__WHAT THE TASK REQUIRES__: Quote word for word the lines below, beginning with the first and ending with the one that has "plt.rcParams['mathtext.sf'] = 'Liberation". Drop the pictures.
>> start
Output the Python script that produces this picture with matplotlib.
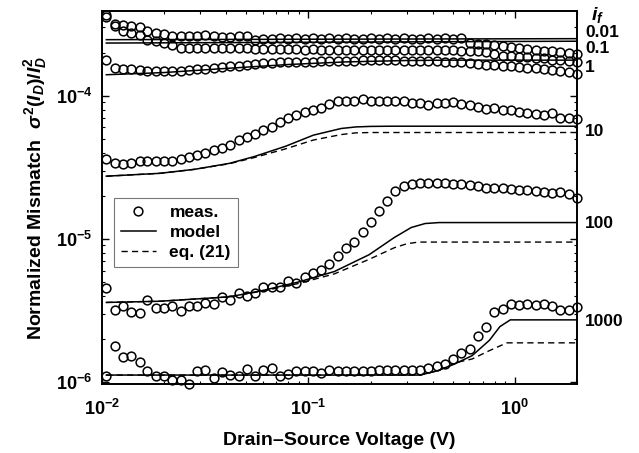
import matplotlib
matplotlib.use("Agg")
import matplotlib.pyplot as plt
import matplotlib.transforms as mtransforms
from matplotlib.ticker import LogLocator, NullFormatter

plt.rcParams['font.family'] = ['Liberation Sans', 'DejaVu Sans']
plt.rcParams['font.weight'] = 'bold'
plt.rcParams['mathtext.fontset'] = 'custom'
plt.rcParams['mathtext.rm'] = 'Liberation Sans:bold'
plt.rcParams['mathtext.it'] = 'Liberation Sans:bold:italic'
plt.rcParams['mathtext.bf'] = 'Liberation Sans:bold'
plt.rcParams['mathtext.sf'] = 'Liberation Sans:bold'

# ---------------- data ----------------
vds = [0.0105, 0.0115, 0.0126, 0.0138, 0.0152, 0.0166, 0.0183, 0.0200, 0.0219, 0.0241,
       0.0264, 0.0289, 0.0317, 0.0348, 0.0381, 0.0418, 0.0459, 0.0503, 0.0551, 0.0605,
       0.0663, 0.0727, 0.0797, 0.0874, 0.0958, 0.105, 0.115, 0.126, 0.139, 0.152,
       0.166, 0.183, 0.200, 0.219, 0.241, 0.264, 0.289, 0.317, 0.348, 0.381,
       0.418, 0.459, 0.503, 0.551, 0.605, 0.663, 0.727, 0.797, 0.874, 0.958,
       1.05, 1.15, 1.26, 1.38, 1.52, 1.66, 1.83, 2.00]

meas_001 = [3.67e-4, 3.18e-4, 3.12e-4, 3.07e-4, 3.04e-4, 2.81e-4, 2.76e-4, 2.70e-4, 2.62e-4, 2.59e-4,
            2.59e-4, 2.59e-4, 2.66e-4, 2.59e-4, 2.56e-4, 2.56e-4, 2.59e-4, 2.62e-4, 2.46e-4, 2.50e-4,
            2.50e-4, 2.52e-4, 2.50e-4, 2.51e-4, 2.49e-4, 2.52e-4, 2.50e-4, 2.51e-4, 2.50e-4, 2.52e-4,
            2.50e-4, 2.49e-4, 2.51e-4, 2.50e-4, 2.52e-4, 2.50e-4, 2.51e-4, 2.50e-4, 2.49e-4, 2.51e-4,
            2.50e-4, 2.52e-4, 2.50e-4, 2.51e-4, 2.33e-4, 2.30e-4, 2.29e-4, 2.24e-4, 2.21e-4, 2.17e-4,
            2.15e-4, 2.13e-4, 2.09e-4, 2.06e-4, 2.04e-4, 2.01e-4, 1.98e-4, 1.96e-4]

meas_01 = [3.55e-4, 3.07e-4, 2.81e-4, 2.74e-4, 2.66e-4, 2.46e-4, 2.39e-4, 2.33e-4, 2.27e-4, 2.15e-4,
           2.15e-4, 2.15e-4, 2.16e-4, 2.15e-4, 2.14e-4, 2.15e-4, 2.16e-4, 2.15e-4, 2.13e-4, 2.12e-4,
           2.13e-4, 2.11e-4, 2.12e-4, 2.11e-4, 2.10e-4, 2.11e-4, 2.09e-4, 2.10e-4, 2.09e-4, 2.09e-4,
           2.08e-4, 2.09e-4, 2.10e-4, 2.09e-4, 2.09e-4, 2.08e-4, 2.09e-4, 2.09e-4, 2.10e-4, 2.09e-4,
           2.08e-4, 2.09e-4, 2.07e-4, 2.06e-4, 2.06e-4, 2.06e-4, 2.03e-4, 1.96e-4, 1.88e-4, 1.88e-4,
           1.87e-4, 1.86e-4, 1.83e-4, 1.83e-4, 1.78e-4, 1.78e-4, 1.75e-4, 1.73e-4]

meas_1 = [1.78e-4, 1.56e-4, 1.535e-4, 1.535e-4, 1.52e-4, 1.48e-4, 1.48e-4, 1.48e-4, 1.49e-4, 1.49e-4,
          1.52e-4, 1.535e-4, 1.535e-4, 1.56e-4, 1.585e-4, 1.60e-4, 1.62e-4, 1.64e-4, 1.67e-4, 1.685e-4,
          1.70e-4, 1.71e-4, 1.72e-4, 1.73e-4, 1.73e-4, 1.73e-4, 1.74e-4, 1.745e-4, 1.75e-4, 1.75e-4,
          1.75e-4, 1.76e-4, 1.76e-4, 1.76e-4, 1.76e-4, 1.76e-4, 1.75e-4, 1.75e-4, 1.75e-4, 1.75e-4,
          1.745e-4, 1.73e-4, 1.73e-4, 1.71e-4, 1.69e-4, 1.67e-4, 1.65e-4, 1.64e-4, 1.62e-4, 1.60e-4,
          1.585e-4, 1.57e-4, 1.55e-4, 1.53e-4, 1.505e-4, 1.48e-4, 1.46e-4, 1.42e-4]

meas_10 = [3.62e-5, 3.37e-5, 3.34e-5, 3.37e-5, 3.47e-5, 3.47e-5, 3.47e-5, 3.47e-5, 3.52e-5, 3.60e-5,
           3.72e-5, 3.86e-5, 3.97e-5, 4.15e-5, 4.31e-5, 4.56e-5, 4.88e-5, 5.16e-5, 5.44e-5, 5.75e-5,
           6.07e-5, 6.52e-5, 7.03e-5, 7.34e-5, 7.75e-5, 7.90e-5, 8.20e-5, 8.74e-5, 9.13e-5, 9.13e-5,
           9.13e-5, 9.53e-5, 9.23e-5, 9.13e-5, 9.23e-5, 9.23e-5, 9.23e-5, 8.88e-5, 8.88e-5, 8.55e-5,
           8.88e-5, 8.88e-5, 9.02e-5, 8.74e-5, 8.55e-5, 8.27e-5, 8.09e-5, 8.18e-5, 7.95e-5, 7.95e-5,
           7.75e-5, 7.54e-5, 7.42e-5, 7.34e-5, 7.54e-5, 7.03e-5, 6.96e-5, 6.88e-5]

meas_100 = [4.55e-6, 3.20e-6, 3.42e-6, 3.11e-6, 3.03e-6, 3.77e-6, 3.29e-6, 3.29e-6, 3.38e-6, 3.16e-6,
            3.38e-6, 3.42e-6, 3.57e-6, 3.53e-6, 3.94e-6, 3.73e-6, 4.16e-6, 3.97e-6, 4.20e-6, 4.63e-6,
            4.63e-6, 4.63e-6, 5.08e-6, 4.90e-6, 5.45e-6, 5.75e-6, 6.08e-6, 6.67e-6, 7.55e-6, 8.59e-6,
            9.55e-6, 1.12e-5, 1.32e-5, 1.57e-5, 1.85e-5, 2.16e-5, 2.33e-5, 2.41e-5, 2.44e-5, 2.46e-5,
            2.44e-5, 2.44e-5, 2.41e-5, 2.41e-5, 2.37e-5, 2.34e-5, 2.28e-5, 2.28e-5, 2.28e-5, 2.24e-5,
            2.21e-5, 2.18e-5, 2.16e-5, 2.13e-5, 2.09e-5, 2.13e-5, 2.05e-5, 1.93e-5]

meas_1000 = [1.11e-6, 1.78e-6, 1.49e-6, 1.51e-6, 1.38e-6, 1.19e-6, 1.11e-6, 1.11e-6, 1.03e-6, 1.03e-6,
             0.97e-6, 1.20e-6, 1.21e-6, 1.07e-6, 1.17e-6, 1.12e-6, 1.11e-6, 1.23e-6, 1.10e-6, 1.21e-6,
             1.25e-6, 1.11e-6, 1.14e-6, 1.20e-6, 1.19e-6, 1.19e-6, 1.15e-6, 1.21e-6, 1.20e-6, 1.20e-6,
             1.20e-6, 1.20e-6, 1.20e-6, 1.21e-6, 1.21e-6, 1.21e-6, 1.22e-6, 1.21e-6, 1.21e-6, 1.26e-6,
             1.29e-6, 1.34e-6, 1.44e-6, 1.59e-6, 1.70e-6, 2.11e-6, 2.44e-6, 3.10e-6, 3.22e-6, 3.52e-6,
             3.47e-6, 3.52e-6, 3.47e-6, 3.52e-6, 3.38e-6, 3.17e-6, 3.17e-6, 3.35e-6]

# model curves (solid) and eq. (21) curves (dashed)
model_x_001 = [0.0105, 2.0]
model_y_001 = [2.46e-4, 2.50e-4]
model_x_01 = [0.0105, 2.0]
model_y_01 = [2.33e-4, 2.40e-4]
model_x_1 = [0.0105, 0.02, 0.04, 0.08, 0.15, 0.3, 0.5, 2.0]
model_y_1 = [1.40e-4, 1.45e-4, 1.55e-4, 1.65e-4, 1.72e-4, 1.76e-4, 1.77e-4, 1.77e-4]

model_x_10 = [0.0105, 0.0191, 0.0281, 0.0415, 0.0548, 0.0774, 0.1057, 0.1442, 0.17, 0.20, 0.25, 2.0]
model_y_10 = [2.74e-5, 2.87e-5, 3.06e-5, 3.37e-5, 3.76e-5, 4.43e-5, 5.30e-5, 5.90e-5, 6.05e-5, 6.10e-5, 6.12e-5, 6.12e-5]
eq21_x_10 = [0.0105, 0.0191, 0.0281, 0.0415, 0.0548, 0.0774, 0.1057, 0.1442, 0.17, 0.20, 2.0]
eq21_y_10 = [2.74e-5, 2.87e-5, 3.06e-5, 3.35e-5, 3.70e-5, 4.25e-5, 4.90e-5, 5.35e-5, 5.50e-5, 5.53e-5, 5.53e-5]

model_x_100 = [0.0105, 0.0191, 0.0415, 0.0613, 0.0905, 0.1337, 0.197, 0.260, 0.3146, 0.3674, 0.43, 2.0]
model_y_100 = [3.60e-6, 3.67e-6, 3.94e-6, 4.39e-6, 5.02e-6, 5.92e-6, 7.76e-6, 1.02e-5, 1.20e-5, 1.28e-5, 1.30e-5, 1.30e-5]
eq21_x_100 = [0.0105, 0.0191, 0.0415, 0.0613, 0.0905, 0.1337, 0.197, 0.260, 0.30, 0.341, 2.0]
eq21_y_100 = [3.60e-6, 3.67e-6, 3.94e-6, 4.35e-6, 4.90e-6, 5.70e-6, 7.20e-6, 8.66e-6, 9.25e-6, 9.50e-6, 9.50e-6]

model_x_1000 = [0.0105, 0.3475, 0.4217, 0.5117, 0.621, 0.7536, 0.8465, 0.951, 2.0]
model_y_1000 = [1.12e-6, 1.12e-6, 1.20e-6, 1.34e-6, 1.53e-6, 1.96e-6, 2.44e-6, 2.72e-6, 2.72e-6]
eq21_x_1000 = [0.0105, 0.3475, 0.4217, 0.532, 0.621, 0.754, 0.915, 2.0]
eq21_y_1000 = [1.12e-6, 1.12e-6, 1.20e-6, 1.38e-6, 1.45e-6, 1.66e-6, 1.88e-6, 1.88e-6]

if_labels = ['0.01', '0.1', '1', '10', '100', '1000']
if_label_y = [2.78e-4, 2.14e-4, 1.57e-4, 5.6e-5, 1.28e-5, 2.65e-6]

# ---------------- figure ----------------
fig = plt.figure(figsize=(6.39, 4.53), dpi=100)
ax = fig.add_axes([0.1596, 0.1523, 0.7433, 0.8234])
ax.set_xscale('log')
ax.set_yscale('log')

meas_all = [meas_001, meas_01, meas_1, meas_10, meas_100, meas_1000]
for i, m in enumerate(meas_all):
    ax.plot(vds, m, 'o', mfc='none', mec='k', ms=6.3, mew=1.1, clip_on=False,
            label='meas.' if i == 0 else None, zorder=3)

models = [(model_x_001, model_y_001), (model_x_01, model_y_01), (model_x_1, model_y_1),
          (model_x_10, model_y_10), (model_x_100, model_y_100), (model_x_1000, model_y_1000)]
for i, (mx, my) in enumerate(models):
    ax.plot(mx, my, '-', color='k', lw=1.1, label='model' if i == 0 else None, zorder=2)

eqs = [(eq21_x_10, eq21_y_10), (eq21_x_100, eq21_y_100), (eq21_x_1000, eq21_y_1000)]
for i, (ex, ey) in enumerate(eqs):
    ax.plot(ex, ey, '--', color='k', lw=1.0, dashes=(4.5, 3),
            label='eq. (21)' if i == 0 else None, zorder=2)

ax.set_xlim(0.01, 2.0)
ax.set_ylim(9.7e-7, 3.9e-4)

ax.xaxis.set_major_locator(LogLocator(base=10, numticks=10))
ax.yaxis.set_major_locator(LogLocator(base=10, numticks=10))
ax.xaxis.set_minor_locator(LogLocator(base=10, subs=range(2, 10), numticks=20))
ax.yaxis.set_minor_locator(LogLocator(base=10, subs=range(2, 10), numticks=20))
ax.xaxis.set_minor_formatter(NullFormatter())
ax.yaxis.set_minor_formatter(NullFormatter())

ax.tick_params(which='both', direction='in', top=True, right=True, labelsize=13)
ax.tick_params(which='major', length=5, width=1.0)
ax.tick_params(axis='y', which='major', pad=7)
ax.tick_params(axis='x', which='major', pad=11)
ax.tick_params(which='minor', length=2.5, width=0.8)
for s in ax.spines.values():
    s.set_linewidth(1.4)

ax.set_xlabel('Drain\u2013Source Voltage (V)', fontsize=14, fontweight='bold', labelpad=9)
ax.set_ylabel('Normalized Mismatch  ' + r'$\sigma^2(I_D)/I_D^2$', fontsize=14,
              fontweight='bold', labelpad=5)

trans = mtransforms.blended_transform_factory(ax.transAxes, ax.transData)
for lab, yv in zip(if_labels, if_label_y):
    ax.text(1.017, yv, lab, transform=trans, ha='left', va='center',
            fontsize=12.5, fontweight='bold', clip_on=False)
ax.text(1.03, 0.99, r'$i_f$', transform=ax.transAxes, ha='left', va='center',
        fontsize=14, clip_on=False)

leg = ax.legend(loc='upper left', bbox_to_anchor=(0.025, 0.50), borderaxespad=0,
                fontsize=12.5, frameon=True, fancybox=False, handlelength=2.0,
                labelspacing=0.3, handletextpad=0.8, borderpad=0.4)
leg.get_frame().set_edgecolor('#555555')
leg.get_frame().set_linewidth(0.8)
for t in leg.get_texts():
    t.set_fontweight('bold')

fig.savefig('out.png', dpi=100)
>> end
__TASK ANSWER__:
Output the Python script that produces this picture with matplotlib.
import matplotlib
matplotlib.use("Agg")
import matplotlib.pyplot as plt
import matplotlib.transforms as mtransforms
from matplotlib.ticker import LogLocator, NullFormatter

plt.rcParams['font.family'] = ['Liberation Sans', 'DejaVu Sans']
plt.rcParams['font.weight'] = 'bold'
plt.rcParams['mathtext.fontset'] = 'custom'
plt.rcParams['mathtext.rm'] = 'Liberation Sans:bold'
plt.rcParams['mathtext.it'] = 'Liberation Sans:bold:italic'
plt.rcParams['mathtext.bf'] = 'Liberation Sans:bold'
plt.rcParams['mathtext.sf'] = 'Liberation Sans:bold'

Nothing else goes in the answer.